The 122.8 km line from Antequera to Granada is a part of the under construction Andalusian Transverse Axis high-speed rail line. The three times per day AVE service between Madrid Atocha and Granada covers the distance of 568 km in 3 h 5 min. The daily AVE train between Granada and Barcelona Sants connects the two cities in 6 h 25 min. S-102 and S-112 (Pato, max speed 330 km/h) trains are used for these services and all trains call at Córdoba, offering a journey time of 90 min from Granada. The total cost of building the line was €1.4 billion.

==Stations==
After branching from the existing Antequera-Santa Ana railway station, the line serves Loja and Granada.
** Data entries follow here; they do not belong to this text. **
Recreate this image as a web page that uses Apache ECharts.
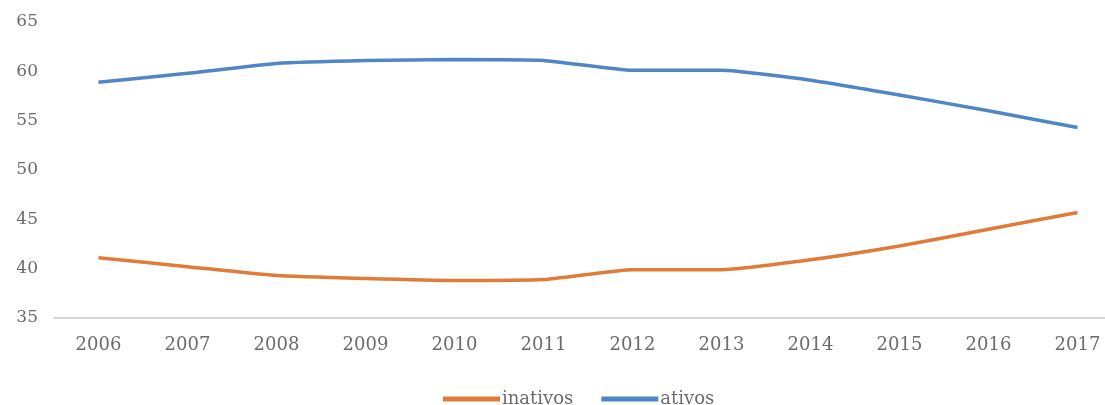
<!DOCTYPE html>
<html>
<head>
<meta charset="utf-8">
<script src="https://cdn.jsdelivr.net/npm/echarts@6/dist/echarts.min.js"></script>
<style>
  html, body { margin: 0; padding: 0; background: #fff; }
  #chart { width: 1105px; height: 405px; }
</style>
</head>
<body>
<div id="chart"></div>
<script>
// anos (eixo x)
const anos = ["2006", "2007", "2008", "2009", "2010", "2011", "2012", "2013", "2014", "2015", "2016", "2017"];

// valores
const inativos = [41.1, 40.2, 39.3, 39.0, 38.8, 38.9, 39.9, 39.9, 40.9, 42.3, 44.0, 45.7];
const ativos = [58.9, 59.8, 60.8, 61.1, 61.2, 61.1, 60.1, 60.1, 59.1, 57.6, 56.0, 54.3];

const corTexto = "#6b6b6b";
const fonte = "DejaVu Serif";

const chart = echarts.init(document.getElementById("chart"));

const option = {
    animation: false,
    // a área do gráfico passa da borda direita, como no original
    grid: { left: 54, width: 1068, top: 22, bottom: 87, outerBoundsMode: "none", containLabel: false },
    legend: {
        top: 385,
        left: 438,
        icon: "rect",
        itemWidth: 57,
        itemHeight: 5,
        itemGap: 28,
        textStyle: { color: corTexto, fontFamily: fonte, fontSize: 18, padding: [0, 0, 0, -3] },
        data: ["inativos", "ativos"]
    },
    xAxis: {
        type: "category",
        data: anos,
        boundaryGap: true,
        axisLine: { lineStyle: { color: "#c8c8c8", width: 1.5 } },
        axisTick: { show: false },
        axisLabel: { color: corTexto, fontFamily: fonte, fontSize: 18, margin: 18 }
    },
    yAxis: {
        type: "value",
        min: 35,
        max: 65,
        interval: 5,
        splitLine: { show: false },
        axisLine: { show: false },
        axisTick: { show: false },
        axisLabel: { color: corTexto, fontFamily: fonte, fontSize: 17, margin: 16 }
    },
    series: [
        {
            name: "inativos",
            type: "line",
            data: inativos,
            color: "#e07b39",
            smooth: 0.15,
            showSymbol: false,
            lineStyle: { width: 3.5 }
        },
        {
            name: "ativos",
            type: "line",
            data: ativos,
            color: "#4f86c6",
            smooth: 0.15,
            showSymbol: false,
            lineStyle: { width: 3.5 }
        }
    ]
};

chart.setOption(option);
</script>
</body>
</html>
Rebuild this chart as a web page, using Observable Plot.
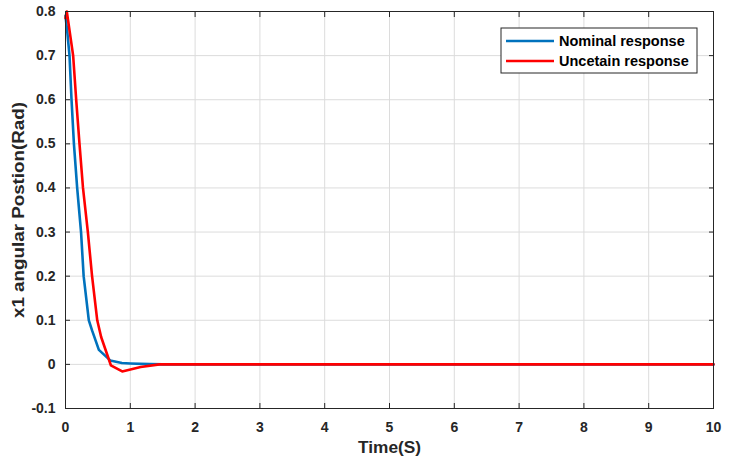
<!DOCTYPE html>
<html>
<head>
<meta charset="utf-8">
<script src="https://cdn.jsdelivr.net/npm/d3@7"></script>
<script src="https://cdn.jsdelivr.net/npm/@observablehq/plot@0.6"></script>
<style>
  html, body { margin: 0; padding: 0; background: #fff; }
  #chart { width: 730px; height: 462px; }
</style>
</head>
<body>
<div id="chart"></div>
<script>
// Nominal response (blue)
const nominalT = [0, 0.03, 0.062, 0.093, 0.13, 0.18, 0.24, 0.28, 0.36, 0.41, 0.515, 0.69, 0.87, 1.0, 1.3, 1.5, 10];
const nominalV = [0.79, 0.75, 0.70, 0.60, 0.50, 0.40, 0.30, 0.20, 0.10, 0.077, 0.033, 0.009, 0.003, 0.002, 0.0005, 0, 0];
// Uncertain response (red)
const uncertT = [0, 0.02, 0.118, 0.165, 0.216, 0.27, 0.345, 0.41, 0.49, 0.55, 0.70, 0.875, 1.16, 1.45, 10];
const uncertV = [0.785, 0.80, 0.70, 0.60, 0.50, 0.40, 0.30, 0.20, 0.10, 0.062, -0.002, -0.016, -0.006, 0, 0];

const seriesNames = ["Nominal response", "Uncetain response"];
const seriesColors = ["#0072BD", "#FF0000"];
const xTicks = [0, 1, 2, 3, 4, 5, 6, 7, 8, 9, 10];
const yTicks = [-0.1, 0, 0.1, 0.2, 0.3, 0.4, 0.5, 0.6, 0.7, 0.8];
const xLabel = "Time(S)";
const yLabel = "x1 angular Postion(Rad)";

const nominal = nominalT.map((t, i) => ({t, v: nominalV[i], s: seriesNames[0]}));
const uncert = uncertT.map((t, i) => ({t, v: uncertV[i], s: seriesNames[1]}));

const fmt = d => String(d);
const FONT = "'Liberation Sans', Arial, sans-serif";

const chart = Plot.plot({
  width: 730,
  height: 462,
  marginLeft: 65,
  marginRight: 17,
  marginTop: 11,
  marginBottom: 54,
  style: {fontFamily: FONT, fontSize: "14px", fontWeight: "bold", color: "#262626", background: "#fff"},
  x: {domain: [0, 10]},
  y: {domain: [-0.1, 0.8]},
  marks: [
    Plot.gridX(xTicks, {stroke: "#dcdcdc", strokeOpacity: 1}),
    Plot.gridY(yTicks, {stroke: "#dcdcdc", strokeOpacity: 1}),
    Plot.axisX(xTicks, {anchor: "bottom", tickSize: -5, tickPadding: 19, tickFormat: fmt, label: xLabel, labelAnchor: "center", labelArrow: "none", labelOffset: 44, fontSize: 14, fill: "#262626"}),
    Plot.axisX(xTicks, {anchor: "top", tickSize: -5, tickFormat: () => "", label: null}),
    Plot.axisY(yTicks, {anchor: "left", tickSize: -5, tickPadding: 15, tickFormat: fmt, label: yLabel, labelAnchor: "center", labelArrow: "none", labelOffset: 53, fontSize: 14, fill: "#262626"}),
    Plot.axisY(yTicks, {anchor: "right", tickSize: -5, tickFormat: () => "", label: null}),
    Plot.line(nominal, {x: "t", y: "v", stroke: seriesColors[0], strokeWidth: 2.6, curve: "linear"}),
    Plot.line(uncert, {x: "t", y: "v", stroke: seriesColors[1], strokeWidth: 2.6, curve: "linear"}),
    Plot.frame({stroke: "#262626", strokeWidth: 1})
  ]
});

document.getElementById("chart").appendChild(chart);

const svg = d3.select(chart);
svg.selectAll("[aria-label='x-axis label'] text")
  .style("font-size", "16px").style("font-weight", "bold")
  .attr("textLength", 63).attr("lengthAdjust", "spacingAndGlyphs");
svg.selectAll("[aria-label='y-axis label'] text")
  .style("font-size", "16px").style("font-weight", "bold")
  .attr("textLength", 216).attr("lengthAdjust", "spacingAndGlyphs");

// Legend inside the plot
const lg = svg.append("g").attr("class", "legend");
lg.append("rect").attr("x", 501).attr("y", 28).attr("width", 196).attr("height", 45)
  .attr("fill", "#fff").attr("stroke", "#262626").attr("stroke-width", 1);
seriesNames.forEach((name, i) => {
  const y = 41 + i * 20;
  lg.append("line").attr("x1", 506).attr("x2", 554).attr("y1", y).attr("y2", y)
    .attr("stroke", seriesColors[i]).attr("stroke-width", 2.6);
  lg.append("text").attr("x", 559).attr("y", y).attr("dy", "0.36em")
    .attr("text-anchor", "start")
    .attr("font-family", FONT).attr("font-size", 14.5)
    .attr("font-weight", "bold").attr("fill", "#000").text(name);
});
</script>
</body>
</html>
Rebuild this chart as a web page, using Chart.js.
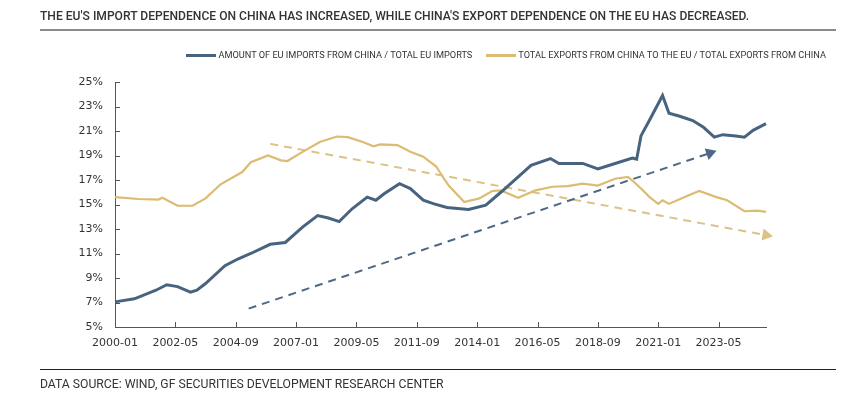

In 2019, construction was set to begin on a €16 million underground AVE station in Antequera town centre, making Antequera the only city in Spain outside of Madrid to have two high-speed rail stops.

==Services==
The line is used by AVE services to Madrid and one daily service to Barcelona. In November 2019, a daily patronage of 2,600 passengers using these services was reported. Since December 2024 a daily Alvia service Madrid-Almeria via Granada on S-730 trains is using the line In addition medium distance high speed Avant services connect Granada to Málaga and to Seville on trains calling at Loja and Antequera-Santa Ana.